Walker also argues that jurors saw him in shackles or handcuffs when he was taken from the elevator to the holding cell.   However, Walker has failed to identify any of the individuals he claims were in the hallway.   He thus has failed to establish how the incident prejudiced him.18

5. Walker contends the trial court erred in denying his motion for a new trial based on the lack of venue and the state's cross-examination of the inmate.   Because these arguments lacked merit, as discussed in Divisions 1 and 3, the trial court did not err in denying Walker's motion for a new trial on these grounds.
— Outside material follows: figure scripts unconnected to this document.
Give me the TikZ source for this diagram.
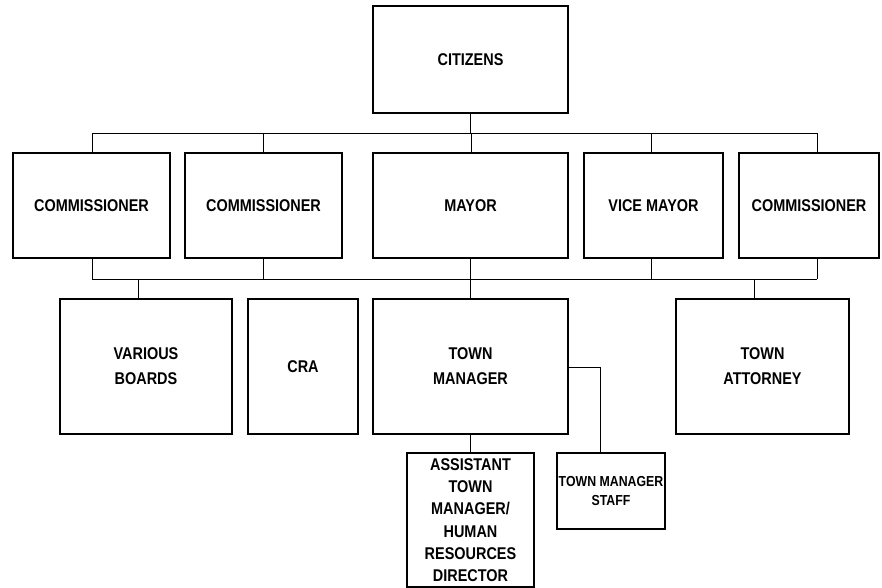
\documentclass[tikz,border=0pt]{standalone}
\usepackage{fontspec}
\setmainfont[FakeStretch=0.85]{Liberation Sans}
\begin{document}
\begin{tikzpicture}[x=1pt,y=-1pt,
  box/.style={draw,line width=1.7pt,rectangle,inner sep=0pt,align=center,
    font=\fontsize{17}{25}\selectfont\bfseries},
  conn/.style={line width=0.8pt}]
\useasboundingbox (0,0) rectangle (882,588);
% nodes
\node[box,minimum width=195,minimum height=107] (cit) at (470.5,59.5) {CITIZENS};
\node[box,minimum width=157,minimum height=105] (c1) at (91.5,205.5) {COMMISSIONER};
\node[box,minimum width=157,minimum height=105] (c2) at (263.5,205.5) {COMMISSIONER};
\node[box,minimum width=195,minimum height=105] (mayor) at (470.5,205.5) {MAYOR};
\node[box,minimum width=139,minimum height=105] (vice) at (653.5,205.5) {VICE MAYOR};
\node[box,minimum width=140,minimum height=105] (c3) at (809,205.5) {COMMISSIONER};
\node[box,minimum width=172,minimum height=135] (boards) at (146,366.5) {VARIOUS\\BOARDS};
\node[box,minimum width=110,minimum height=135] (cra) at (303,366.5) {CRA};
\node[box,minimum width=195,minimum height=135] (tm) at (470.5,366.5) {TOWN\\MANAGER};
\node[box,minimum width=173,minimum height=135] (att) at (762.5,366.5) {TOWN\\ATTORNEY};
\node[box,minimum width=127,minimum height=134,font=\fontsize{17}{22.3}\selectfont\bfseries] (asst) at (470.5,520) {ASSISTANT\\TOWN\\MANAGER/\\HUMAN\\RESOURCES\\DIRECTOR};
\node[box,minimum width=108,minimum height=76,font=\fontsize{14.5}{19.7}\selectfont\bfseries] (staff) at (611,491) {TOWN MANAGER\\STAFF};
% bus coordinates
\coordinate (d1) at (92,133);
\coordinate (d2) at (263,133);
\coordinate (d3) at (471,133);
\coordinate (d4) at (651,133);
\coordinate (d5) at (817,133);
\coordinate (e1) at (92,279);
\coordinate (e2) at (263,279);
\coordinate (e4) at (651,279);
\coordinate (e5) at (817,279);
\coordinate (f1) at (138,279);
\coordinate (f3) at (754,279);
\coordinate (g) at (600,367);
% connectors
\draw[conn] (cit.south) -- (cit.south |- d1);
\draw[conn] (d1) -- (d5);
\draw[conn] (d1) -- (d1 |- c1.north);
\draw[conn] (d2) -- (d2 |- c2.north);
\draw[conn] (d3) -- (d3 |- mayor.north);
\draw[conn] (d4) -- (d4 |- vice.north);
\draw[conn] (d5) -- (d5 |- c3.north);
\draw[conn] (e1) -- (e5);
\draw[conn] (e1) -- (e1 |- c1.south);
\draw[conn] (e2) -- (e2 |- c2.south);
\draw[conn] (mayor.south) -- (tm.north);
\draw[conn] (e4) -- (e4 |- vice.south);
\draw[conn] (e5) -- (e5 |- c3.south);
\draw[conn] (f1) -- (f1 |- boards.north);
\draw[conn] (f3) -- (f3 |- att.north);
\draw[conn] (tm.east |- g) -- (g) -- (g |- staff.north);
\draw[conn] (tm.south) -- (asst.north);
\end{tikzpicture}
\end{document}
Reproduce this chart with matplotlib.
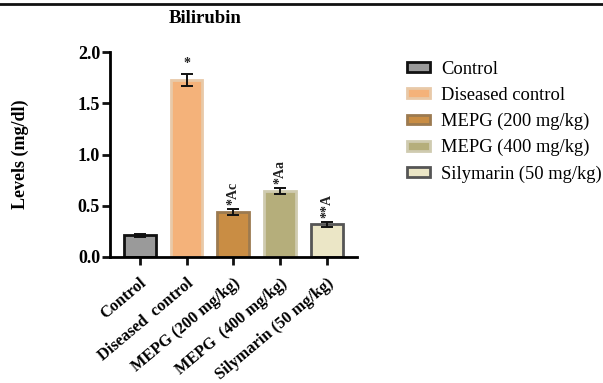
import matplotlib.pyplot as plt
from matplotlib.lines import Line2D

GROUPS = ["Control", "Diseased control", "MEPG (200 mg/kg)",
          "MEPG (400 mg/kg)", "Silymarin (50 mg/kg)"]
TICK_LABELS = ["Control", "Diseased  control", "MEPG (200 mg/kg)",
               "MEPG  (400 mg/kg)", "Silymarin (50 mg/kg)"]
LEVELS = [0.21, 1.73, 0.44, 0.64, 0.32]
SEM = [0.015, 0.06, 0.03, 0.03, 0.025]
MARKS = ["", "*", "*Ac", "*Aa", "**A"]

FILL = ["#9a9a9a", "#f4b27a", "#c98d44", "#b5ae7b", "#ebe6c6"]
EDGE = ["#111111", "#e8c9a8", "#9c7a50", "#cfcbb0", "#555555"]

plt.rcParams["font.family"] = ["Liberation Serif", "DejaVu Serif"]

fig = plt.figure(figsize=(6.03, 3.83), dpi=100)
ax = fig.add_axes([0.182, 0.329, 0.41, 0.535])

x = range(len(GROUPS))
ax.bar(x, LEVELS, width=0.68, color=FILL, edgecolor=EDGE,
       linewidth=2.0, zorder=2)
ax.errorbar(x, LEVELS, yerr=SEM, fmt="none", ecolor="#111111",
            elinewidth=1.4, capsize=4.5, capthick=1.4, zorder=3)

for i, (v, e, m) in enumerate(zip(LEVELS, SEM, MARKS)):
    if not m:
        continue
    ax.text(i, v + e + 0.04, m, rotation=90 if len(m) > 1 else 0,
            ha="center", va="bottom", fontsize=10, fontweight="bold",
            color="#222222")

ax.set_xlim(-0.64, 4.64)
ax.set_ylim(0, 2.0)
ax.set_yticks([0.0, 0.5, 1.0, 1.5, 2.0])
ax.set_yticklabels(["0.0", "0.5", "1.0", "1.5", "2.0"],
                   fontsize=13, fontweight="bold")
ax.set_xticks(list(x))
ax.set_xticklabels(TICK_LABELS, rotation=40, ha="right",
                   rotation_mode="anchor", fontsize=11.8, fontweight="bold")
ax.tick_params(axis="both", width=2, length=6, color="#111111")
ax.tick_params(axis="y", pad=1)
ax.tick_params(axis="x", pad=7)
for side in ("top", "right"):
    ax.spines[side].set_visible(False)
for side in ("left", "bottom"):
    ax.spines[side].set_linewidth(2)
ax.set_ylabel("Levels (mg/dl)", fontsize=13, fontweight="bold")
ax.yaxis.set_label_coords(-0.327, 0.5)

fig.text(0.34, 0.953, "Bilirubin", ha="center", va="center",
         fontsize=13.5, fontweight="bold")

# frame line across the top of the panel
fig.add_artist(Line2D([0, 1], [0.99, 0.99], color="#111111", lw=2,
                      transform=fig.transFigure))

handles = [plt.Rectangle((0, 0), 1, 1, facecolor=f, edgecolor=e, lw=2)
           for f, e in zip(FILL, EDGE)]
fig.legend(handles, GROUPS, loc="upper left", bbox_to_anchor=(0.647, 0.885),
           frameon=False, fontsize=13.3, handlelength=1.24, handleheight=0.42,
           labelspacing=0.49, handletextpad=0.62)

fig.savefig("out.png", dpi=100, facecolor="white")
 6. Walker argues that the trial court improperly sentenced him under the general recidivist statute, OCGA § 17-10-7(c), when he should have been sentenced for his shoplifting conviction under the specific shoplifting statute, OCGA § 16-8-14.   We find no error.

 The state properly served Walker with notice that certified copies of his three prior felony convictions would be used against him in sentencing as required by OCGA § 17-10-2(a).   Once Walker's prior convictions were offered, the trial court was authorized to sentence Walker pursuant to OCGA § 17-10-7.   Moreover, contrary to Walker's assertion, the specific shoplifting statute regarding sentencing for multiple shoplifting offenses does not apply because none of Walker's prior felony convictions involved shoplifting.  “There is a presumption that a sentence was correctly imposed, and the burden of showing that a sentence was not correctly imposed is with the party who asserts its impropriety.” 19  Walker has failed to carry his burden, and we find that his contention is without merit.

Judgment affirmed.

FOOTNOTES

1.   Cockrell v. State, 248 Ga.App. 359(1), 545 S.E.2d 600 (2001).

2.   Odett v. State, 273 Ga. 353-354(1), 541 S.E.2d 29 (2001).

3.   Parnell v. State, 260 Ga.App. 213, 218(6), 581 S.E.2d 263 (2003).

4.   OCGA § 17-8-22.

5.   See Sharpe v. Dept. of Transp., 270 Ga. 101, 103, 505 S.E.2d 473 (1998);  Parnell, supra at 215(2), 581 S.E.2d 263.

6.   See Mitchell v. State, 242 Ga.App. 177, 179(3), 529 S.E.2d 169 (2000).

7.   See id.

8.   Fults v. State, 274 Ga. 82, 83-84(2), 548 S.E.2d 315 (2001).

9.   Kilpatrick v. State, 252 Ga.App. 900, 902(1), 557 S.E.2d 460 (2001).

10.   Rucker v. State, 271 Ga. 426, 427, 520 S.E.2d 693 (1999).

11.   Sullivan v. State, 242 Ga.App. 839, 841(4), 531 S.E.2d 367 (2000).

12.   Id.

13.   See id.

14.   See Hayes v. State, 262 Ga. 881, 884-885(3)(c), 426 S.E.2d 886 (1993);  Green v. State, 242 Ga.App. 868, 872(5)(a), 532 S.E.2d 111 (2000).

15.   See Mency v. State, 228 Ga.App. 640, 645(2)(c), 492 S.E.2d 692 (1997).

16.   See Bales v. State, 277 Ga. 713, 715(2), 594 S.E.2d 644 (2004).

17.   See Johnson v. State, 243 Ga.App. 891, 892-893(1), 534 S.E.2d 563 (2000).

18.   See Page v. State, 250 Ga.App. 494, 497(5), 552 S.E.2d 99 (2001).

19.   (Citation and punctuation omitted.)  Lynn v. State, 236 Ga.App. 600, 604(3), 512 S.E.2d 695 (1999).

JOHNSON, Presiding Judge.

SMITH, C.J., and PHIPPS, J., concur.